The U.S. Patent and Trademark Office has canceled the federal trademarks for the National Football League's Washington Redskins because they disparage Native Americans, the agency said on Wednesday.

The decision by a Patent Office administrative tribunal followed years of criticism of the Washington club by Native Americans and others who say the name is a slur.

Five Native Americans had petitioned to overturn six Redskins trademarks, and evidence showed that “Redskins” was disparaging of Native Americans, the Patent Office said in a statement.

“Thus, the federal registrations for the 'Redskins' trademarks involved in this proceeding must be canceled,” the agency said.

The decision can be reviewed by a federal court. The ruling does not mean that the trademarks can no longer be used by the NFL club, only that they are no longer registered, the statement said.

A Redskins spokesman could not be reached immediately for comment.
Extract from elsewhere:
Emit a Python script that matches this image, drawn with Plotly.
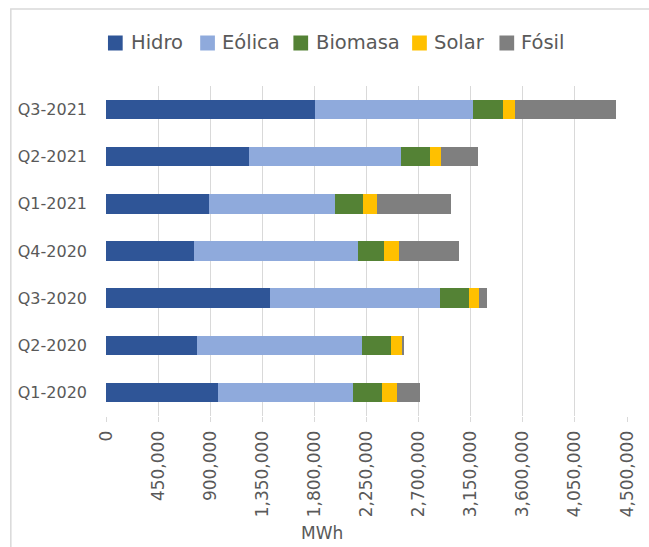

Team owner Daniel Snyder has defied calls for 14 years to change the club's name and logo, which dates from the 1930s. The franchise has come under increasing fire over the name.

Half the U.S. Senate, all of them Democrats, last month urged the NFL to endorse a name change for the franchise. Senator Maria Cantwell, a Washington Democrat whose name led the letter, called the ruling a “landmark decision.”

“I hope that all the business decisions at the team will be made with the understanding that this is no longer a business case and we will get off of this slur of a name that we need to change,” she said on the Senate floor.

President Barack Obama also has weighed in, saying before the ruling that if he owned the team he would consider changing the name.

NFL Commissioner Roger Goodell said in January that most football fans and Americans supported the Redskins keeping their name.

The named petitioner in the case, Blackhorse v. Pro Football Inc, is Amanda Blackhorse, a Navajo psychiatric social worker.

In a USA Today profile this year, Blackhorse said she had considered what she might say to Snyder if she ever met him.

“I’d ask him, ‘Would you dare call me a redskin, right here, to my face?’” she said. “And I suspect that, no, he would not do that.”

The plaintiffs had largely made the same argument as those who filed a trademark suit in 1992. The Patent Office canceled the trademarks in 1999, but the decision was overturned on appeal.

A judge ruled in that case that the petitioners had waited too long to assert their rights after the first Redskins' trademark was issued in 1967.